Mongo-golang driver is not reconnecting after mongo atlas server is down due to server size increaese

Jairo_Lozano · June 29, 2021, 2:11am

We have a golang server in production that writes logs to a database in mongo atlas. Our mongo atlas configuration automatically increases the server disk when it’s about to get full. When the upgrade happens the server is down, apparently for a few minutes, but when it comes up again, the driver is not able to reconnect and all the following logs fail to be inserted to the database.

We tried to reproduce this problem locally by stoping and restarting a docker container running a mongo db database, but the driver is perfectly capable of reconnecting in this situation. It seems to be something related to DNS resolution.

We have seen several time-related parameters that we can tune like:

ServerSelectionTimeout
HeartbeatInterval
ConnectionTimeout
MaxConnIdleTime
SocketTimeout

But since we don’t know the exact error (and we can’t reproduce the problem locally) it’s not clear which one to use (we’ve tried them all locally).

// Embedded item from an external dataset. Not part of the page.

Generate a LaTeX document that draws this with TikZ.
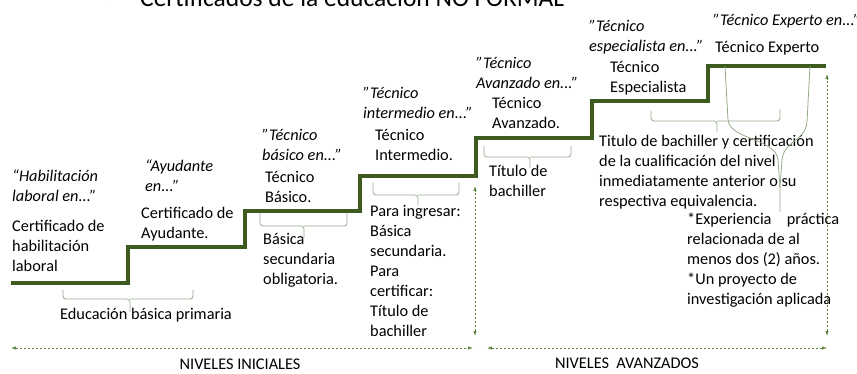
\documentclass[tikz,border=0pt]{standalone}
\usepackage{fontspec}
\setmainfont{Carlito}
\usetikzlibrary{arrows.meta}
\definecolor{stair}{RGB}{61,90,31}
\definecolor{brc}{RGB}{150,170,140}
\definecolor{dim}{RGB}{95,130,65}
\begin{document}
\begin{tikzpicture}[x=1pt,y=-1pt,
    txt/.style={anchor=north west,inner sep=0pt,align=left,font=\fontsize{16.3}{20}\selectfont,execute at begin node=\rule{0pt}{13pt}},
    itx/.style={txt,font=\fontsize{16.3}{20}\selectfont\itshape},
    brcline/.style={draw=brc,line width=0.8pt,rounded corners=3pt},
    dimarr/.style={draw=dim,line width=0.7pt,dash pattern=on 2.5pt off 1.5pt,{Latex[length=5pt,width=3.5pt]}-{Latex[length=5pt,width=3.5pt]}}]
        \clip (0,0) rectangle (857,374);
        % title
        \node[anchor=base,inner sep=0pt,text=gray!60,font=\fontsize{18}{20}\selectfont] (bul) at (109,3) {•};
        \node[anchor=base west,inner sep=0pt,font=\fontsize{25.5}{30}\selectfont] (title) at (140,7) {Certificados de la educación NO FORMAL};
        % stairs
        \draw[stair,line width=4pt] (11,283) -| (128,247) -| (245,211) -| (360,176) -| (476,138) -| (592,101) -| (708,66) -- (826,66);
        % certificates
        \begin{scope}[every node/.style={itx}]
        \node (hab) at (12,170) {“Habilitación\\laboral en..."};
        \node (ayu) at (145,160) {“Ayudante\\en..."};
        \node (bas) at (262,129) {"Técnico\\básico en..."};
        \node (inter) at (363,87) {"Técnico\\intermedio en..."};
        \node (avz) at (476,57) {"Técnico\\Avanzado en..."};
        \node (esp) at (589,20) {"Técnico\\especialista en..."};
        \node (expt) at (713,12) {"Técnico Experto en..."};
        \end{scope}
        \begin{scope}[every node/.style={txt}]
        \node (habc) at (12,220) {Certificado de\\habilitación\\laboral};
        \node (ayuc) at (141,207) {Certificado de\\Ayudante.};
        \node (basc) at (265,171) {Técnico\\Básico.};
        \node (interc) at (375,129) {Técnico\\Intermedio.};
        \node (avzc) at (492,97) {Técnico\\Avanzado.};
        \node (espc) at (610,61) {Técnico\\Especialista};
        \node (exptc) at (715,39) {Técnico Experto};
        % requirements
        \node (prim) at (60,306) {Educación básica primaria};
        \node (sec) at (263,233) {Básica\\secundaria\\obligatoria.};
        \node (ingr) at (370,205) {Para ingresar:\\Básica\\secundaria.\\Para\\certificar:\\Título de\\bachiller};
        \node (tit) at (489,165) {Título de\\bachiller};
        \node (cual) at (599,135) {Titulo de bachiller y certificación\\de la cualificación del nivel\\inmediatamente anterior o su\\respectiva equivalencia.};
        \node (prac) at (687,213) {\makebox[152pt][l]{*Experiencia\hfill práctica}\\relacionada de al\\menos dos (2) años.\\*Un proyecto de\\investigación aplicada};
        \end{scope}
        % braces
        \draw[brcline] (63,290) |- (130,299) -- (130,312);
        \draw[brcline] (130,299) -| (193,290);
        \draw[brcline] (260,213) |- (304,226) -- (304,238);
        \draw[brcline] (304,226) -| (347,213);
        \draw[brcline] (373,183) |- (418,195) -- (418,205);
        \draw[brcline] (418,195) -| (459,183);
        \draw[brcline] (484,146) |- (530,157) -- (530,168);
        \draw[brcline] (530,157) -| (571,146);
        \draw[brcline] (651,111) |- (717,121) -- (717,132);
        \draw[brcline] (717,121) -| (780,109);
        \draw[draw=brc,line width=0.8pt] (725,66) -- (728,120) .. controls (730,140) and (776,138) .. (778,160) -- (780,188) -- (780,212);
        \draw[draw=brc,line width=0.8pt] (810,66) -- (807,122) .. controls (805,142) and (784,140) .. (782,160) -- (780,188);
        % levels
        \coordinate (ini-l) at (11,348);
        \coordinate (ini-r) at (473,348);
        \coordinate (ava-l) at (487,348);
        \coordinate (ava-r) at (827,348);
        \coordinate (ini-b) at (475,336);
        \coordinate (ini-t) at (475,186);
        \coordinate (ava-b) at (827,336);
        \coordinate (ava-t) at (827,74);
        \path (ini-l) edge[dimarr] (ini-r)
              (ava-l) edge[dimarr] (ava-r)
              (ini-b) edge[dimarr] (ini-t)
              (ava-b) edge[dimarr] (ava-t);
        \node[anchor=base,inner sep=0pt,font=\fontsize{16.3}{19}\selectfont] (inic) at (240,369) {NIVELES INICIALES};
        \node[anchor=base,inner sep=0pt,font=\fontsize{16.3}{19}\selectfont] (avan) at (627,368) {NIVELES\ \ AVANZADOS};
        \end{tikzpicture}
\end{document}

We think it could be something like the driver storing the server ip behind the connection string and storing it to skip the DNS in future requests. Then, after Atlas upgrades the server maybe the IP is no longer the same and that’s why the driver is not able to communicate remotely but it is able to do so locally (since the server IP doesn’t change and there’s no DNS translation).

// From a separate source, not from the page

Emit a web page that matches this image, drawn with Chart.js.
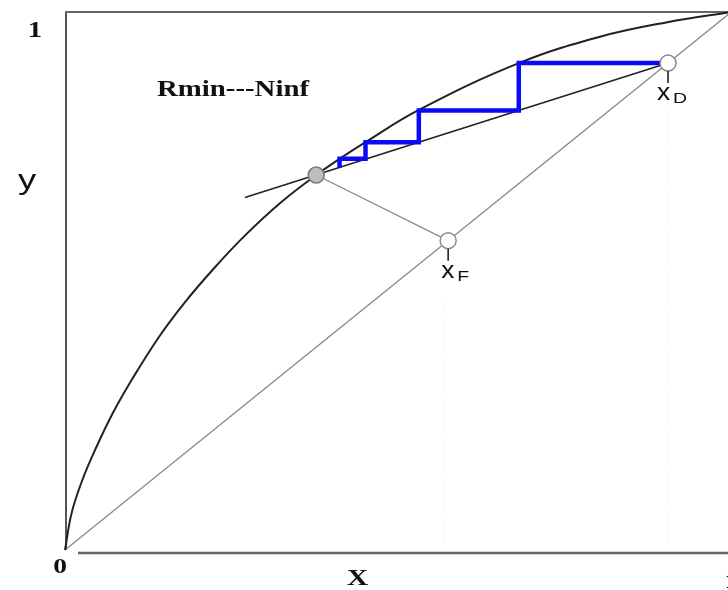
<!DOCTYPE html>
<html>
<head>
<meta charset="utf-8">
<title>McCabe-Thiele, minimum reflux</title>
<script src="https://cdn.jsdelivr.net/npm/chart.js@4.4.1/dist/chart.umd.min.js"></script>
<style>
  html, body { margin: 0; padding: 0; background: #fff; overflow: hidden; }
  canvas { display: block; }
</style>
</head>
<body>
<canvas id="mccabe" width="728" height="590"></canvas>
<script>
// equilibrium curve y(x)
var eqX = [0, 0.010, 0.026, 0.047, 0.072, 0.100, 0.141, 0.179, 0.221, 0.268, 0.323, 0.377, 0.412, 0.451, 0.531, 0.681, 0.803, 0.904, 1];
var eqY = [0, 0.069, 0.130, 0.191, 0.255, 0.316, 0.396, 0.459, 0.520, 0.582, 0.645, 0.697, 0.727, 0.758, 0.818, 0.905, 0.954, 0.981, 1];

// y = x diagonal
var diagX = [0, 1];
var diagY = [0, 1];

// compositions
var xD = 0.905;
var xF = 0.575;
var pinchX = 0.377;
var pinchY = 0.697;

// rectifying operating line at minimum reflux (xD -> pinch, extended a bit)
var opX = [0.270, xD];
var opY = [0.655, xD];

// q-line from feed point up to the pinch
var qX = [xF, pinchX];
var qY = [xF, pinchY];

// stages stepped off from the top
var stepX = [0.905, 0.681, 0.681, 0.531, 0.531, 0.451, 0.451, 0.412, 0.412];
var stepY = [0.905, 0.905, 0.817, 0.817, 0.758, 0.758, 0.727, 0.727, 0.711];

function pts(xs, ys) {
  var out = [];
  for (var i = 0; i < xs.length; i++) out.push({ x: xs[i], y: ys[i] });
  return out;
}

// text with a horizontal stretch
function stretchText(ctx, str, x, y, font, sx, align) {
  ctx.save();
  ctx.font = font;
  ctx.textAlign = align || "left";
  ctx.textBaseline = "alphabetic";
  ctx.translate(x, y);
  ctx.scale(sx, 1);
  ctx.fillText(str, 0, 0);
  ctx.restore();
}

var serif = '"Liberation Serif", "Times New Roman", serif';
var sans = '"Liberation Sans", Arial, sans-serif';

var framePlugin = {
  id: "frame",
  beforeDatasetsDraw: function (chart) {
    var ctx = chart.ctx;
    var a = chart.chartArea;
    var sx = chart.scales.x;
    ctx.save();
    // faint guides under the marked compositions
    ctx.strokeStyle = "rgba(0,0,0,0.07)";
    ctx.lineWidth = 1;
    ctx.setLineDash([2, 3]);
    ctx.beginPath();
    ctx.moveTo(sx.getPixelForValue(xF) - 5, a.bottom - 250);
    ctx.lineTo(sx.getPixelForValue(xF) - 5, a.bottom - 5);
    ctx.moveTo(sx.getPixelForValue(xD), a.top + 90);
    ctx.lineTo(sx.getPixelForValue(xD), a.bottom - 5);
    ctx.stroke();
    ctx.setLineDash([]);

    // left and top frame, bottom axis
    ctx.lineCap = "butt";
    ctx.strokeStyle = "#555";
    ctx.lineWidth = 2;
    ctx.beginPath();
    ctx.moveTo(a.left + 1, a.top - 1);
    ctx.lineTo(a.left + 1, a.bottom);
    ctx.stroke();
    ctx.strokeStyle = "#666";
    ctx.beginPath();
    ctx.moveTo(a.left, a.top);
    ctx.lineTo(chart.width, a.top);
    ctx.stroke();
    ctx.lineWidth = 2.5;
    ctx.beginPath();
    ctx.moveTo(a.left + 13, a.bottom + 3);
    ctx.lineTo(chart.width, a.bottom + 3);
    ctx.stroke();
    ctx.restore();
  },
  afterDatasetsDraw: function (chart) {
    var ctx = chart.ctx;
    var a = chart.chartArea;
    var sx = chart.scales.x;
    var sy = chart.scales.y;
    ctx.save();
    ctx.fillStyle = "#111";

    // axis ends and titles
    stretchText(ctx, "1", a.left - 30, a.top + 25, "bold 23px " + serif, 1.25, "center");
    stretchText(ctx, "0", a.left - 5, a.bottom + 23, "bold 22px " + serif, 1.25, "center");
    stretchText(ctx, "1", sx.getPixelForValue(1), a.bottom + 38, "bold 22px " + serif, 1.25, "center");
    stretchText(ctx, "X", sx.getPixelForValue(0.439), a.bottom + 35, "bold 23px " + serif, 1.3, "center");
    stretchText(ctx, "y", a.left - 38, a.top + 177, "27px " + sans, 1.35, "center");
    stretchText(ctx, "Rmin---Ninf", a.left + 92, a.top + 84, "bold 24px " + serif, 1.2, "left");

    // x_F and x_D markers
    var marks = [
      { v: xF, sub: "F", dx: -7, sdx: 9 },
      { v: xD, sub: "D", dx: -11, sdx: 5 }
    ];
    ctx.strokeStyle = "#111";
    ctx.lineWidth = 1.5;
    for (var i = 0; i < marks.length; i++) {
      var px = sx.getPixelForValue(marks[i].v);
      var py = sy.getPixelForValue(marks[i].v);
      ctx.beginPath();
      ctx.moveTo(px, py + 8);
      ctx.lineTo(px, py + 20);
      ctx.stroke();
      stretchText(ctx, "x", px + marks[i].dx, py + 37, "24px " + sans, 1.1, "left");
      stretchText(ctx, marks[i].sub, px + marks[i].sdx, py + 40, "15px " + sans, 1.3, "left");
    }
    ctx.restore();
  }
};

var ctx = document.getElementById("mccabe").getContext("2d");
var chart = new Chart(ctx, {
  type: "scatter",
  data: {
    datasets: [
      {
        label: "xD, xF",
        data: pts([xD, xF], [xD, xF]),
        pointRadius: 8,
        pointBackgroundColor: "#fff",
        pointBorderColor: "#888",
        pointBorderWidth: 1.5,
        order: 0
      },
      {
        label: "pinch",
        data: pts([pinchX], [pinchY]),
        pointRadius: 8,
        pointBackgroundColor: "#bdbdbd",
        pointBorderColor: "#777",
        pointBorderWidth: 1.5,
        order: 0
      },
      {
        label: "stages",
        data: pts(stepX, stepY),
        showLine: true,
        borderColor: "#0a0af5",
        borderWidth: 4.5,
        borderJoinStyle: "miter",
        pointRadius: 0,
        tension: 0,
        order: 1
      },
      {
        label: "equilibrium",
        data: pts(eqX, eqY),
        showLine: true,
        borderColor: "#222",
        borderWidth: 2,
        pointRadius: 0,
        tension: 0.4,
        clip: false,
        order: 2
      },
      {
        label: "operating line",
        data: pts(opX, opY),
        showLine: true,
        borderColor: "#222",
        borderWidth: 1.6,
        pointRadius: 0,
        order: 2
      },
      {
        label: "diagonal",
        data: pts(diagX, diagY),
        showLine: true,
        borderColor: "#8a8a8a",
        borderWidth: 1.3,
        pointRadius: 0,
        clip: false,
        order: 3
      },
      {
        label: "q-line",
        data: pts(qX, qY),
        showLine: true,
        borderColor: "#8a8a8a",
        borderWidth: 1.3,
        pointRadius: 0,
        order: 3
      }
    ]
  },
  options: {
    responsive: false,
    animation: false,
    devicePixelRatio: 1,
    layout: { autoPadding: false, padding: { left: 65, top: 12, right: 0, bottom: 40 } },
    scales: {
      // x runs to 1 just past the right edge
      x: { type: "linear", min: 0, max: 0.995, display: false },
      y: { type: "linear", min: 0, max: 1, display: false }
    },
    plugins: {
      legend: { display: false },
      tooltip: { enabled: false }
    }
  },
  plugins: [framePlugin]
});
</script>
</body>
</html>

Has anyone gone through something similar? How do you handle reconnecting to a remote mongo db on Atlas?

We found this thread but didn’t find the solution to our problem.

Thanks in advance!

Isabella_Siu · June 29, 2021, 3:21pm

Hi @Jairo_Lozano,

We’re looking at a bug related to this right now, and are planning to get a fix out for the next patch release.

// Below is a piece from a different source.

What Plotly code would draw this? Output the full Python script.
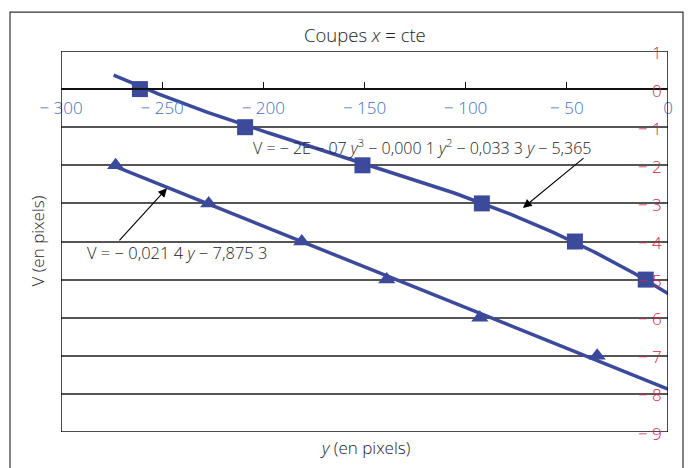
import numpy as np
import plotly.graph_objects as go

# Measured sections (y in pixels, V in pixels)
sq_y = [-261, -209, -151, -92, -46, -11]
sq_v = [0, -1, -2, -3, -4, -5]
tri_y = [-273, -227, -181, -139, -93, -35]
tri_v = [-2, -3, -4, -5, -6, -7]

# Trendline coefficients (highest power first) as printed on the chart
cubic_coef = [-2e-07, -0.0001, -0.0333, -5.365]
linear_coef = [-0.0214, -7.8753]
cubic_span = [-274, 0]
linear_span = [-273, 0]

x_ticks = [-300, -250, -200, -150, -100, -50, 0]
x_ticktext = ["− 300", "− 250", "− 200", "− 150", "− 100", "− 50", "0"]
v_ticks = [1, 0, -1, -2, -3, -4, -5, -6, -7, -8, -9]
v_ticktext = ["1", "0", "− 1", "− 2", "− 3", "− 4", "− 5", "− 6", "− 7", "− 8", "− 9"]

FONT = "Open Sans"
NAVY = "#3c4a9c"
BLUE = "#3d70c4"
RED = "#cc1f4b"
TXT = "#222"

yc = np.linspace(cubic_span[0], cubic_span[1], 200)
yl = np.array(linear_span, dtype=float)

fig = go.Figure()
fig.add_trace(go.Scatter(x=yc, y=np.polyval(cubic_coef, yc), mode="lines",
                         line=dict(color=NAVY, width=3.5), hoverinfo="skip"))
fig.add_trace(go.Scatter(x=yl, y=np.polyval(linear_coef, yl), mode="lines",
                         line=dict(color=NAVY, width=3.5), hoverinfo="skip"))
fig.add_trace(go.Scatter(x=sq_y, y=sq_v, mode="markers",
                         marker=dict(symbol="square", size=16, color=NAVY)))
fig.add_trace(go.Scatter(x=tri_y, y=tri_v, mode="markers",
                         marker=dict(symbol="triangle-up", size=15, color=NAVY)))

# plot frame
fig.add_shape(type="rect", xref="x", yref="y", x0=-300, x1=0, y0=-9, y1=1,
              line=dict(color="#111", width=1.5), layer="above")
# outer chart border
fig.add_shape(type="rect", xref="paper", yref="paper", x0=-0.084, x1=1.0247,
              y0=-0.2, y1=1.102, line=dict(color="#333", width=1.2))

fig.update_layout(
    width=688, height=468,
    margin=dict(l=61, r=20, t=51, b=36),
    paper_bgcolor="white", plot_bgcolor="white",
    showlegend=False,
    font=dict(family=FONT, color=TXT, size=16, weight=300),
    xaxis=dict(range=[-300, 0], anchor="free", position=0.9,
               showline=True, linecolor="#111", linewidth=1.5,
               ticks="inside", ticklen=6, tickcolor="#111", tickwidth=1.2,
               tickvals=x_ticks, ticktext=x_ticktext,
               tickfont=dict(color=BLUE, size=17, family=FONT, weight=300),
               ticklabelstandoff=4,
               showgrid=False, zeroline=False),
    yaxis=dict(range=[-9, 1], tickvals=v_ticks, showticklabels=False,
               showgrid=True, gridcolor="#555", gridwidth=1.5,
               zeroline=False, showline=False, ticks=""),
)

# right-hand V scale labels, sitting just inside the frame
for v, t in zip(v_ticks, v_ticktext):
    fig.add_annotation(text=t, x=0, y=v, xanchor="right", xshift=-4, yshift=-1,
                       showarrow=False,
                       font=dict(size=17, color=RED, family=FONT, weight=300))

fig.add_annotation(text="Coupes <i>x</i> = cte", xref="paper", yref="paper",
                   x=0.5, y=1.0, yshift=17, showarrow=False,
                   font=dict(size=18.5, color=TXT), yanchor="middle")
fig.add_annotation(text="<i>y</i> (en pixels)", xref="paper", yref="paper",
                   x=0.5, y=0, yshift=-15, showarrow=False,
                   font=dict(size=17, color=TXT), yanchor="middle")
fig.add_annotation(text="V (en pixels)", xref="paper", yref="paper",
                   x=0, xshift=-24, y=0.5, textangle=-90, showarrow=False,
                   xanchor="center", yanchor="middle",
                   font=dict(size=17, color=TXT))

# equation labels
fig.add_annotation(text="V = − 2E − 07 <i>y</i><sup>3</sup> − 0,000 1 <i>y</i><sup>2</sup> − 0,033 3 <i>y</i> − 5,365",
                   x=-121.8, y=-1.52, showarrow=False, font=dict(size=16, color=TXT))
fig.add_annotation(text="V = − 0,021 4 <i>y</i> − 7,875 3",
                   x=-242.7, y=-4.30, showarrow=False, font=dict(size=16.5, color=TXT))

# leader arrows
fig.add_annotation(x=-71.7, y=-3.12, ax=-41, ay=-1.78, axref="x", ayref="y",
                   text="", showarrow=True, arrowhead=2, arrowsize=1.6,
                   arrowwidth=1.1, arrowcolor="#000")
fig.add_annotation(x=-247.6, y=-2.6, ax=-271.8, ay=-4.01, axref="x", ayref="y",
                   text="", showarrow=True, arrowhead=2, arrowsize=1.6,
                   arrowwidth=1.1, arrowcolor="#000")

fig.write_html("out.html")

Jairo_Lozano · June 29, 2021, 4:33pm

Thanks @Isabella_Siu! Please let me know when it’s released!

Isabella_Siu · June 29, 2021, 9:14pm

Hi again @Jairo_Lozano ! It’ll be released in v1.5.4, which is scheduled for July 6th.

Jairo_Lozano · June 30, 2021, 12:26am

cool! thanks @Isabella_Siu

Matt_Dale · July 6, 2021, 10:51pm

@Jairo_Lozano we just released Go driver v1.5.4, which includes a fix for SRV polling that should resolve the problem you encountered with having to restart your application after scaling an Atlas cluster.

Check out the v1.5.4 release on GitHub.

Jairo_Lozano · July 7, 2021, 6:02pm

Thanks @Matt_Dale!! I’ll upgrade the driver and let you know if that solves the problem!

Elvin_Gonzalez · February 6, 2023, 10:47pm

Hi, i know the old post, it’s happening to me in php with laravel, i use “jenssegers/mongodb”: “^3.8.4”, maybe you can help me with that problem?

Matt_Dale · February 9, 2023, 1:09am

@Elvin_Gonzalez I work on the Go driver, so I’m not as effective at answering questions about the PHP driver. You’re more likely to get someone with PHP driver expertise if you create a new topic describing your issue in the “Drivers & ODMs” section with tag “php”.

Elvin_Gonzalez · February 9, 2023, 5:49pm

ok, I understand, thank you very much.